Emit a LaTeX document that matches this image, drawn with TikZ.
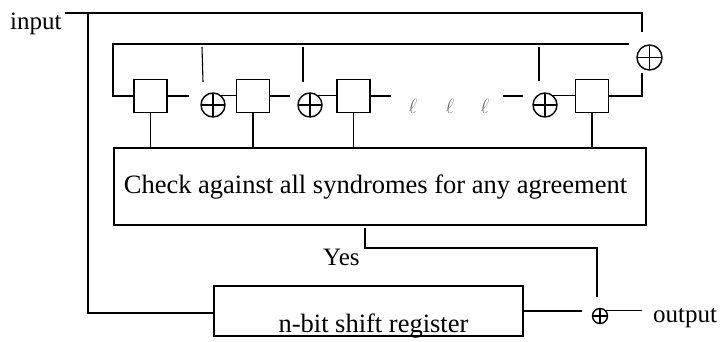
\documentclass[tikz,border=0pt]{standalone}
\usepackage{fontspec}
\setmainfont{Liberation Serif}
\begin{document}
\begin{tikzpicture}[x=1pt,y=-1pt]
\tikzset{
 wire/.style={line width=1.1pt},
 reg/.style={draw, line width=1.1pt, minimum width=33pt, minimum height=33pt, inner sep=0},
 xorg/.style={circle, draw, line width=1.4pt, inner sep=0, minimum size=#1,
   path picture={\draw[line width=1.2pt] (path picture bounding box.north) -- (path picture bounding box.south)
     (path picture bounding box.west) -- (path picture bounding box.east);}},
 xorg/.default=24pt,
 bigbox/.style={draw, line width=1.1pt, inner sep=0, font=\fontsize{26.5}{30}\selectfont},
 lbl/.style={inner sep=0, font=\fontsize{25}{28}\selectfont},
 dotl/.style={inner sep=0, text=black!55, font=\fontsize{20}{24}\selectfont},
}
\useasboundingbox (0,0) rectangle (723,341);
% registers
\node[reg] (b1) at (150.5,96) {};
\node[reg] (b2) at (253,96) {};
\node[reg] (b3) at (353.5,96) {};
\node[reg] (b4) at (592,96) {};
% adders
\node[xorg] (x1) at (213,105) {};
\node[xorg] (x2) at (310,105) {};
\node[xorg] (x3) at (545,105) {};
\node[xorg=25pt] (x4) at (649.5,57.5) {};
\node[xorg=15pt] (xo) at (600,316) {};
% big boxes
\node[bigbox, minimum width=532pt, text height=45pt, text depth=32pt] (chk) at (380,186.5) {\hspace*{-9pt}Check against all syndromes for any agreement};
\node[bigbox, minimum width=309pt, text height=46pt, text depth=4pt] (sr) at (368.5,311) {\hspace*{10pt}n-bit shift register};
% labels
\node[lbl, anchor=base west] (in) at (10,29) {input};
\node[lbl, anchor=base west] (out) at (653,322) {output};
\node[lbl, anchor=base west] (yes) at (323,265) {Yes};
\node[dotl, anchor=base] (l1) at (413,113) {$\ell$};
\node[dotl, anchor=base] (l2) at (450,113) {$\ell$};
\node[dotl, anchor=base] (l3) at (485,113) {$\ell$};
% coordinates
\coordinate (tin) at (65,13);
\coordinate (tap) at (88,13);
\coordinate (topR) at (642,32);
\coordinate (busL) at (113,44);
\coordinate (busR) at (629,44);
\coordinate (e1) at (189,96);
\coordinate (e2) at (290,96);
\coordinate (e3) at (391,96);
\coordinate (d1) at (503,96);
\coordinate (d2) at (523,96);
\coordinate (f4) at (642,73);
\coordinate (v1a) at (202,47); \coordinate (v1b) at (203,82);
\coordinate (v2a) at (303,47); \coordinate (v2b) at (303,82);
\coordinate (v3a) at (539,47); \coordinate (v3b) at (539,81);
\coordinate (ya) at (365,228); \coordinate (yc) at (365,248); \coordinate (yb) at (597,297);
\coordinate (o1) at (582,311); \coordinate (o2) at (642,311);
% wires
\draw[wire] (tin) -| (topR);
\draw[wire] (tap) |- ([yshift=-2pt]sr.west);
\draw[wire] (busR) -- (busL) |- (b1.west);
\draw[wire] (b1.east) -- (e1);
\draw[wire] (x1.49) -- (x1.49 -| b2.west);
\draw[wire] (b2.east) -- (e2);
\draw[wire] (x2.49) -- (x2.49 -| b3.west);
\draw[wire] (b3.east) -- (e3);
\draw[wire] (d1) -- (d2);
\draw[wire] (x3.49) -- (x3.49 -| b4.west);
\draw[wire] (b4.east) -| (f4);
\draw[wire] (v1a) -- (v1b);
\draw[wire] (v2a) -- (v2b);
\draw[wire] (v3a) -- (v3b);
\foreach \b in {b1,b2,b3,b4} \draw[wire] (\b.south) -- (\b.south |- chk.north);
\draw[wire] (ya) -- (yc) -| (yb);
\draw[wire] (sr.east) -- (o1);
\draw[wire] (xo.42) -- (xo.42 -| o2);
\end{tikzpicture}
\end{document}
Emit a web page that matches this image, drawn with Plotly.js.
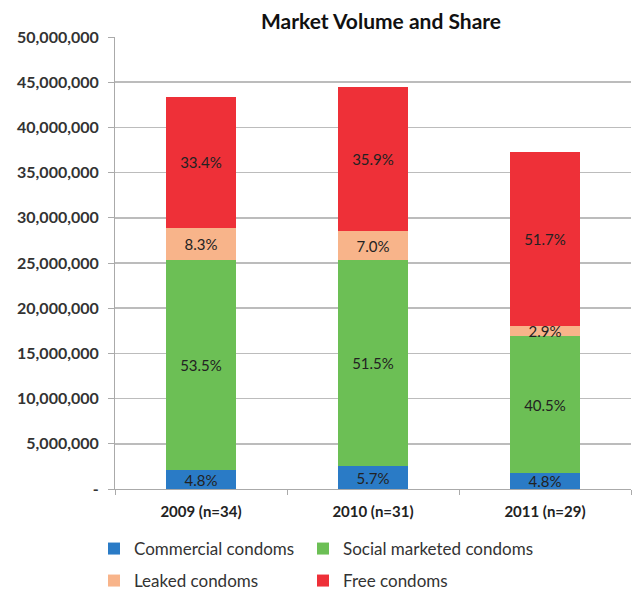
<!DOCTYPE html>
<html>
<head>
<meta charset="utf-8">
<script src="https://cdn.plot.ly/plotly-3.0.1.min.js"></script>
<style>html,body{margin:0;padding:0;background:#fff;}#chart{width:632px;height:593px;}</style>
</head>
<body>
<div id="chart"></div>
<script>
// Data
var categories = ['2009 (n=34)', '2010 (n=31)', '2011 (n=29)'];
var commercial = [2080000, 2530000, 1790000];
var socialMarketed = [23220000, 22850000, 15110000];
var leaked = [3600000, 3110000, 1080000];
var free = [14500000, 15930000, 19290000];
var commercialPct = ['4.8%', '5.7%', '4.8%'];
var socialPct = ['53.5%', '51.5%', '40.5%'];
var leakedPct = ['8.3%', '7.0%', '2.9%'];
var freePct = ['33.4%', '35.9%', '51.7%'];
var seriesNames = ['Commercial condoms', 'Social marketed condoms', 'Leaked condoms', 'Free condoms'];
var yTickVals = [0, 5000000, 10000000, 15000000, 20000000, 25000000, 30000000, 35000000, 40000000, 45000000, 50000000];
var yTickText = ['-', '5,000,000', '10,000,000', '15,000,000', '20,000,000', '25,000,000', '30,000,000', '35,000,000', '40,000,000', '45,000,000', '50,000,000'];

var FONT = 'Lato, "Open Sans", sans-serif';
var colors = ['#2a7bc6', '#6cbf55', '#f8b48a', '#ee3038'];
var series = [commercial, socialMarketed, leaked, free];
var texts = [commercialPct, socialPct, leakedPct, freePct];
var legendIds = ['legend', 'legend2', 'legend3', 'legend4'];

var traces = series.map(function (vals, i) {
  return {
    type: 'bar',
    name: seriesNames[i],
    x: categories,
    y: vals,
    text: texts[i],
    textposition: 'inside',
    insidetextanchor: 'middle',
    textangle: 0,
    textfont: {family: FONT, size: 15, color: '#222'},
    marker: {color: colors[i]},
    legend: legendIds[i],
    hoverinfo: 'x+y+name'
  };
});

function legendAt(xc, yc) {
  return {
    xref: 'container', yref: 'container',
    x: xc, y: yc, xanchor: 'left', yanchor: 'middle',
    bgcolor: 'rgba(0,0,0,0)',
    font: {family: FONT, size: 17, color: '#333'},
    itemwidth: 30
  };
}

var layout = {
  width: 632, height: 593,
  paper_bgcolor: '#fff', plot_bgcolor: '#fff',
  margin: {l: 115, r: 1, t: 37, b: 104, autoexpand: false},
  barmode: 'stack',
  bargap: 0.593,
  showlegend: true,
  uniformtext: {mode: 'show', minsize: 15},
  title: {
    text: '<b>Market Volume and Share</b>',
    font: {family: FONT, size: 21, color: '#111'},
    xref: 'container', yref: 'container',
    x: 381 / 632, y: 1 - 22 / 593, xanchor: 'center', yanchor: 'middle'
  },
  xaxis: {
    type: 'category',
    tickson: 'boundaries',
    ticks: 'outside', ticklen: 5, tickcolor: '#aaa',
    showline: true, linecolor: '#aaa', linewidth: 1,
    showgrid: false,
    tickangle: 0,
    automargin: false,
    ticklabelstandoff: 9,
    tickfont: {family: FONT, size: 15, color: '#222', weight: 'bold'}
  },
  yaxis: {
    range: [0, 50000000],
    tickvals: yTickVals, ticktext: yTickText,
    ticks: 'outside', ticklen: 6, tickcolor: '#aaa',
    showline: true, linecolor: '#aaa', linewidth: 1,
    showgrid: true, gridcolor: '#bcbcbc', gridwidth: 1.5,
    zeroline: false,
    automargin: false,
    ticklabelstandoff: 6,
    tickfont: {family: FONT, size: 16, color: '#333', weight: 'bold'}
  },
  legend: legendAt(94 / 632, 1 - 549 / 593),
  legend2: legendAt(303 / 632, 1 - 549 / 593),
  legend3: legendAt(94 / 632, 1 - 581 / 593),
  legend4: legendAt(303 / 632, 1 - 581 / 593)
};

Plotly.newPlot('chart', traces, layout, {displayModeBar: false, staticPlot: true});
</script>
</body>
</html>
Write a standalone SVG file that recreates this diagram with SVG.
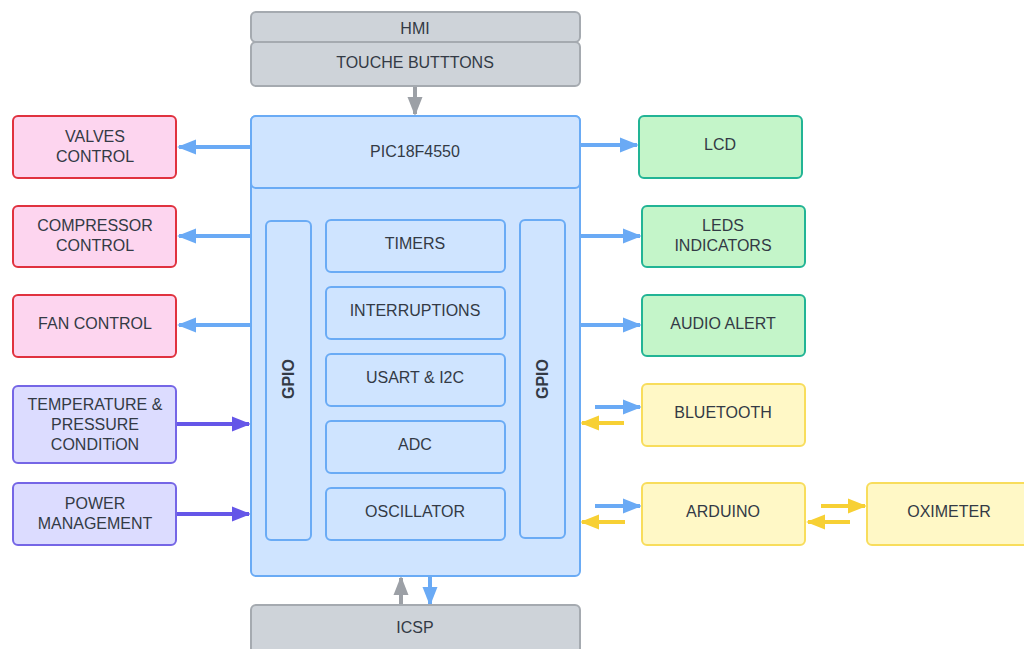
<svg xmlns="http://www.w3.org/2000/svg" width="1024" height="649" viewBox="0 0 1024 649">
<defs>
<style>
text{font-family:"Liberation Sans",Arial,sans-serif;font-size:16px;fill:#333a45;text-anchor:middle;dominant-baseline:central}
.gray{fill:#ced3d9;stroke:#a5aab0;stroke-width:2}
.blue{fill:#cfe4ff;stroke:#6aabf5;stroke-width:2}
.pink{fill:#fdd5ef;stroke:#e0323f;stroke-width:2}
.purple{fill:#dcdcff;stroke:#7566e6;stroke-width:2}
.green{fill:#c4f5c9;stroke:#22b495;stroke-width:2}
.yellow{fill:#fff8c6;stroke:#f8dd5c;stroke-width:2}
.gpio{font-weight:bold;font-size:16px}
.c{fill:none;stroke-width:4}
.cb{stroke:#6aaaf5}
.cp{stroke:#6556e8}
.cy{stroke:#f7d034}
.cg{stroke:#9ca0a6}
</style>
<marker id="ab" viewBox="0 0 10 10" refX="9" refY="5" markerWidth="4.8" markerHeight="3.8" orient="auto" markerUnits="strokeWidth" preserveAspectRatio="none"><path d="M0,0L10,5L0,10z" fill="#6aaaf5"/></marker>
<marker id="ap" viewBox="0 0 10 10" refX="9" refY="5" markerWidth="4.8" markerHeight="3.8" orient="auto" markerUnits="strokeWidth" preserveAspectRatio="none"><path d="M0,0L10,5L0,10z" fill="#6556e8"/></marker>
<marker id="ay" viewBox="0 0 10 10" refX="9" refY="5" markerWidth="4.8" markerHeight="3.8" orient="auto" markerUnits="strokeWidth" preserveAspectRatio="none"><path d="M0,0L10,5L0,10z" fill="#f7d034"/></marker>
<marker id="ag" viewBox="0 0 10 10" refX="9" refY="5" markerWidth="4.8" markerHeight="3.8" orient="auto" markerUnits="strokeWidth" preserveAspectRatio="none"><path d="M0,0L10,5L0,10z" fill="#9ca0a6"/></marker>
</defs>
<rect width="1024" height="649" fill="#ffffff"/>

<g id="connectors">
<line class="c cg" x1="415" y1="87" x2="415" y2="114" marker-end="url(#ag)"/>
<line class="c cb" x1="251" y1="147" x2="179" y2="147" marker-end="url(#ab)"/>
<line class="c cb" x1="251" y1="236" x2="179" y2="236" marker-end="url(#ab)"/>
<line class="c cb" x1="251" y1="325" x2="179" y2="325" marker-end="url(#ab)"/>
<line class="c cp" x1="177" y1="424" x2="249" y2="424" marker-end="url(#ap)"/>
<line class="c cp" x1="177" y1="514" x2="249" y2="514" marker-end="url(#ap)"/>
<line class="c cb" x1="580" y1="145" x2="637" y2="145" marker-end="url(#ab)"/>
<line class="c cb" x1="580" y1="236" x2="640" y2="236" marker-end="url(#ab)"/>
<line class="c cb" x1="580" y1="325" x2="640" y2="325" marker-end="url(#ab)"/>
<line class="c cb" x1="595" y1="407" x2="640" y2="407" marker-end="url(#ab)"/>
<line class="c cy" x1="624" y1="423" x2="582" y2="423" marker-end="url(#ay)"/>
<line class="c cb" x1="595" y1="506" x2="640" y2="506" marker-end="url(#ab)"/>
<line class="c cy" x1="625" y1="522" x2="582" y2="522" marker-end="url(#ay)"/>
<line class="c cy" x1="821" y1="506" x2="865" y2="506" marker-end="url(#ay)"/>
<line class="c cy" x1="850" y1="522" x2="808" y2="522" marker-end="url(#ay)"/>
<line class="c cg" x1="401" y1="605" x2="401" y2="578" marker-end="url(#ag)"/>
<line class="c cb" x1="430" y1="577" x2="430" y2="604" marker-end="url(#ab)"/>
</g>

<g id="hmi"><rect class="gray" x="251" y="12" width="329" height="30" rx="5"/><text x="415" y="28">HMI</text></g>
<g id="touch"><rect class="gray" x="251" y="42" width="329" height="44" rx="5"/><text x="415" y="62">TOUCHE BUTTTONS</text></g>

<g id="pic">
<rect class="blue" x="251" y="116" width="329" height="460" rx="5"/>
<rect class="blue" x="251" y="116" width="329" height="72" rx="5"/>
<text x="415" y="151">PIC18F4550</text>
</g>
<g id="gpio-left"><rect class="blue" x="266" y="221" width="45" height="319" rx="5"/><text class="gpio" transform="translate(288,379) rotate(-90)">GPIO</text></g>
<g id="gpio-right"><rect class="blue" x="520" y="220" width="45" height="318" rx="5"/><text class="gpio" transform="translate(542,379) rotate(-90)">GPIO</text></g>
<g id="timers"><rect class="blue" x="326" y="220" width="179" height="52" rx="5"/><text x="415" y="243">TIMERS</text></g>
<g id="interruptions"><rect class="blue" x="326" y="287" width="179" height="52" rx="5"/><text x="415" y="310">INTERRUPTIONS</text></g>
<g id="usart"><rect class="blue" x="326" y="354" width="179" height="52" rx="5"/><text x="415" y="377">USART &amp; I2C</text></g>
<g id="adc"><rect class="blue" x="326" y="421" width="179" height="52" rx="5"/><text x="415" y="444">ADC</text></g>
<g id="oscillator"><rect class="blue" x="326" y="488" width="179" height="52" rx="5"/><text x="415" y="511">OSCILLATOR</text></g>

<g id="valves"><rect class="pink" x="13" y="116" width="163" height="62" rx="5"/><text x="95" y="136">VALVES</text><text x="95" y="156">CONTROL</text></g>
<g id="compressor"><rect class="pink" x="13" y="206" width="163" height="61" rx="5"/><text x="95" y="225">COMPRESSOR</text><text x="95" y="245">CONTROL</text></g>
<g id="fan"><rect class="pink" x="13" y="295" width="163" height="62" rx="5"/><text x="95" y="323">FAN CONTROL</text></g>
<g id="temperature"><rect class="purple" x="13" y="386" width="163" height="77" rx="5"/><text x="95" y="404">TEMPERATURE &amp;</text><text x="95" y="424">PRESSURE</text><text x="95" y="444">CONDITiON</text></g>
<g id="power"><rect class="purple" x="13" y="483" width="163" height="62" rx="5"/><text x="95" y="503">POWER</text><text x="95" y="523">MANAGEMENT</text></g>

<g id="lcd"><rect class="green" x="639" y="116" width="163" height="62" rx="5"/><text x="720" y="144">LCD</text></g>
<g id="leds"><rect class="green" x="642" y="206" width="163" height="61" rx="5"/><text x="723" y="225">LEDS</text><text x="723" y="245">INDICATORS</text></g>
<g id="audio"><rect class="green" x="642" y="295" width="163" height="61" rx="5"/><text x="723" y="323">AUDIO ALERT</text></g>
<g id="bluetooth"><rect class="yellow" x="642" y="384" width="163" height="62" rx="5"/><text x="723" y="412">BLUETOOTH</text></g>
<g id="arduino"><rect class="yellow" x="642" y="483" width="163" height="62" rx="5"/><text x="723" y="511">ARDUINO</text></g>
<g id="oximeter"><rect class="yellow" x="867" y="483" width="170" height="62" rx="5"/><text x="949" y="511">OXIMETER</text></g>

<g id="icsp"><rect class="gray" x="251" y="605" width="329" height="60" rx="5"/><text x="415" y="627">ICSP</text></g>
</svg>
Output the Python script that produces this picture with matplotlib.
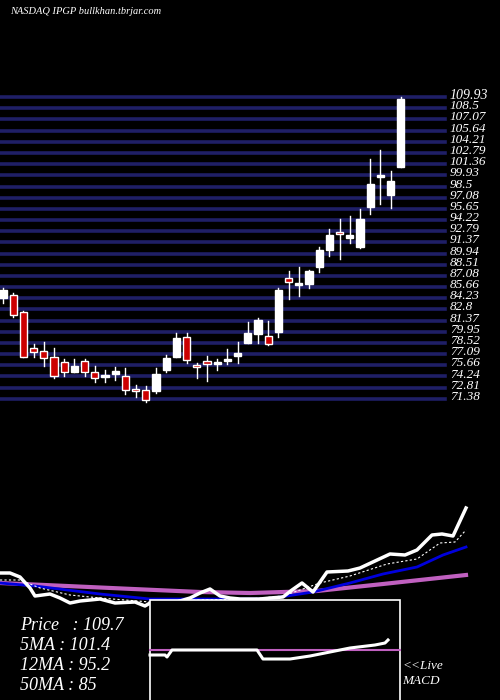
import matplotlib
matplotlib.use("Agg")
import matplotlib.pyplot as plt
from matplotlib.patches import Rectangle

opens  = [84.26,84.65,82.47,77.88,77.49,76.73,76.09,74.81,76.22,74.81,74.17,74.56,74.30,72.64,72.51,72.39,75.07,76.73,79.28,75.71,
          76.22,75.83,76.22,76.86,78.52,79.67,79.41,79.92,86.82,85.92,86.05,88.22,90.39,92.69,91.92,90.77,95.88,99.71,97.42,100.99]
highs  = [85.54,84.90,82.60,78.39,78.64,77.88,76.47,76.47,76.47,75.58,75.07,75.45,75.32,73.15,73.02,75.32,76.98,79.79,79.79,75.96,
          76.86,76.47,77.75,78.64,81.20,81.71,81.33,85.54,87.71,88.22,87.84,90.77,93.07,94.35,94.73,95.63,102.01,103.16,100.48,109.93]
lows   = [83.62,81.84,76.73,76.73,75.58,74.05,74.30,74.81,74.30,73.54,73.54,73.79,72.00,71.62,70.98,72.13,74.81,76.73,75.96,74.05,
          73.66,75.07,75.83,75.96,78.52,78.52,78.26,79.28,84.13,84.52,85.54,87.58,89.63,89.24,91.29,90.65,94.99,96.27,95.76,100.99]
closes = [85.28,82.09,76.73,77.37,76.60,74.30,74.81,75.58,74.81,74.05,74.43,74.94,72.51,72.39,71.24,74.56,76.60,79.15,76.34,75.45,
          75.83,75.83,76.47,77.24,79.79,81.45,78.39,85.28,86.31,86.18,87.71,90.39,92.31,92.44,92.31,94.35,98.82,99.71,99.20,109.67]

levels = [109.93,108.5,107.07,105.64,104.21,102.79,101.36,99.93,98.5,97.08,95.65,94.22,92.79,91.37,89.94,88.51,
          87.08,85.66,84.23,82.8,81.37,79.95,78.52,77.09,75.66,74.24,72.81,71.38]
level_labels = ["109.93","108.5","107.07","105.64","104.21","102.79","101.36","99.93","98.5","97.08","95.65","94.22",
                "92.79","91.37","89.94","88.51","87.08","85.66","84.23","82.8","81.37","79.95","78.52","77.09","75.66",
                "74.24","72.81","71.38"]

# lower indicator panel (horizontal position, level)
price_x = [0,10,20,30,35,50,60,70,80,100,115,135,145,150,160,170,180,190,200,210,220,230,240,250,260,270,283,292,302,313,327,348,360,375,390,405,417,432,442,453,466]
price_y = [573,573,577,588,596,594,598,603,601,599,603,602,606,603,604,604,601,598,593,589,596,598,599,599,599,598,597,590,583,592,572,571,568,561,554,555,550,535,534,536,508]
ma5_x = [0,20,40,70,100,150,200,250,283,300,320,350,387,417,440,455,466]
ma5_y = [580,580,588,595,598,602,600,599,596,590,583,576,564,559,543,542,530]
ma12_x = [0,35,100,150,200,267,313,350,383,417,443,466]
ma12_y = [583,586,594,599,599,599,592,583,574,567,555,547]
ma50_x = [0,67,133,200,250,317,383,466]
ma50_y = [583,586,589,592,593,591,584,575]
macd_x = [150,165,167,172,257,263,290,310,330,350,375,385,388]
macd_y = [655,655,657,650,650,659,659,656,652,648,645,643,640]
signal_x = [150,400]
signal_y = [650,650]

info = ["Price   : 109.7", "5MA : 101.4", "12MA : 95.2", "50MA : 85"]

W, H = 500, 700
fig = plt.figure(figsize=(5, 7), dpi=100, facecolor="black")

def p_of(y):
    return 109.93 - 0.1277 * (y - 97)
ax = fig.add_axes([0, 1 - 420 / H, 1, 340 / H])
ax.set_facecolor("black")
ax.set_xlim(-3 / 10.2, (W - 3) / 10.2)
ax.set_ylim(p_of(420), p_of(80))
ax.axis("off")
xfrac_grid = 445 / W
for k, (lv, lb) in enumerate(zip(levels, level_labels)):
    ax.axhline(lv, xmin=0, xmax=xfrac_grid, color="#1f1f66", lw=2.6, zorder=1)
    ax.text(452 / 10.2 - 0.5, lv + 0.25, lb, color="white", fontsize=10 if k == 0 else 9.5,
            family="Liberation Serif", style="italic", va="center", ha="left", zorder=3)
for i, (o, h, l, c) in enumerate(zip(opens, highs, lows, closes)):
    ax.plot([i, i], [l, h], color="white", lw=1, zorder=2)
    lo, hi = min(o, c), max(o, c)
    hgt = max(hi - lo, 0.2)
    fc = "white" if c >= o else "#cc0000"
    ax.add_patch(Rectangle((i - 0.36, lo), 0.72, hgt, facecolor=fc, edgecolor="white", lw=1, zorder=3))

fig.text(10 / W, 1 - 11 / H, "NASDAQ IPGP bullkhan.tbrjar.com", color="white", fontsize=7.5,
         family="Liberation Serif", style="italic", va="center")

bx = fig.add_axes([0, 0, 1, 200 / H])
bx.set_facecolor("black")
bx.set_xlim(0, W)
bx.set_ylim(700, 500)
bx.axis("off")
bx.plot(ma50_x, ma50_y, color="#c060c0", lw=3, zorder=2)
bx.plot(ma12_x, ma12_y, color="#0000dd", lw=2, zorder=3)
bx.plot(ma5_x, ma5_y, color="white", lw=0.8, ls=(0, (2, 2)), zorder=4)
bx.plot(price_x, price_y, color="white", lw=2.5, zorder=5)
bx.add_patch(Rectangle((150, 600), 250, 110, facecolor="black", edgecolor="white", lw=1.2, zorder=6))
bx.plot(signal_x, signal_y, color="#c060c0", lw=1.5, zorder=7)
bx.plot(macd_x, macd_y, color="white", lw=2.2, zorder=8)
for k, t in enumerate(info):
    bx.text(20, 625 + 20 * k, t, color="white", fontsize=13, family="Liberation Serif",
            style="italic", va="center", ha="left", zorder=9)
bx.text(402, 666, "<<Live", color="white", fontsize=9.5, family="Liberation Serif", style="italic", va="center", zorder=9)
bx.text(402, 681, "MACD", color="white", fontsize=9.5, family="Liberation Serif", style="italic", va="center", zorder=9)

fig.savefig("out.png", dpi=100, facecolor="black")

▸ **What you should do**: Take every line from the data that contains the word "with".

▸ **Exercise output**:
Emit a LaTeX document that matches this image, drawn with TikZ.
Emit a web page that matches this image, drawn with Plotly.js.
Write a standalone SVG file that recreates this diagram with SVG.
Output the Python script that produces this picture with matplotlib.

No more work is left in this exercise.